Week 4 — Prompt-type generalization
Generalize the template across the full prompt-type range — workplace policy proposals, scheduling proposals, resource-allocation proposals, cross-team coordination proposals, and external-stakeholder communication proposals. Each prompt type has a slightly different appropriate-grounding inventory (operational reality for scheduling, regulatory constraint for policy, stakeholder consideration for cross-team), and the candidate is learning to select the appropriate grounding under time pressure.
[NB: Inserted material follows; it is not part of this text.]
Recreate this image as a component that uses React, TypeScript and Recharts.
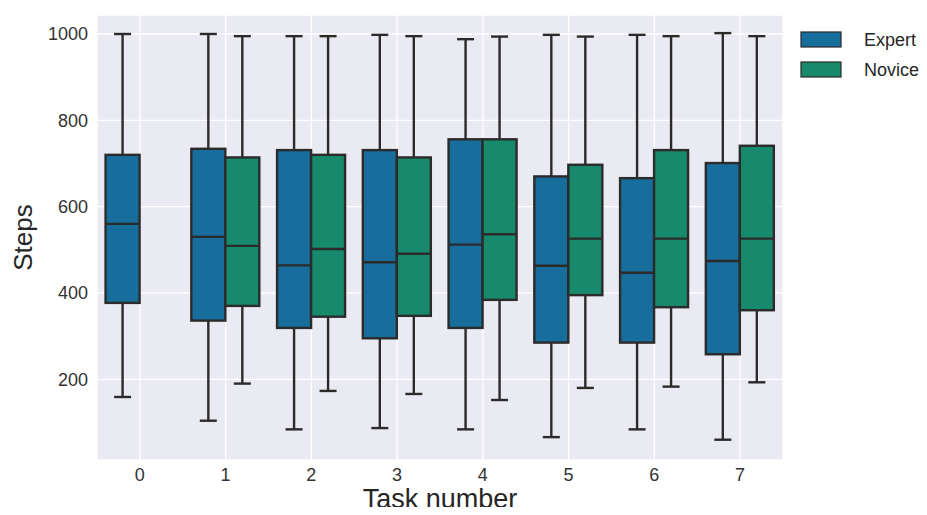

End-of-week milestone is consistent late-band delivery on cold prompts drawn from at least four prompt-type categories.
What the band shift looks like in practice
A candidate who completes the four-week protocol with disciplined daily practice typically moves from a default 21-to-23 band on disagreement prompts to a default 25-to-27 band on the same prompts. The shift is not the result of vocabulary expansion or fluency improvement — both are largely held constant by the protocol. The shift is the result of structural commitment, register-appropriate marker selection, and grounding discipline becoming automatic under timed delivery. The same candidate's agreement-track responses typically lift one band as a side effect, because the discipline transfers across the extended-response category. The late-band rubric is built to detect the trio of discourse organization, register control, and pragmatic appropriateness, and a candidate who has built the trio into a single rehearsed sequence has built the most reliable late-band lever on the speaking module.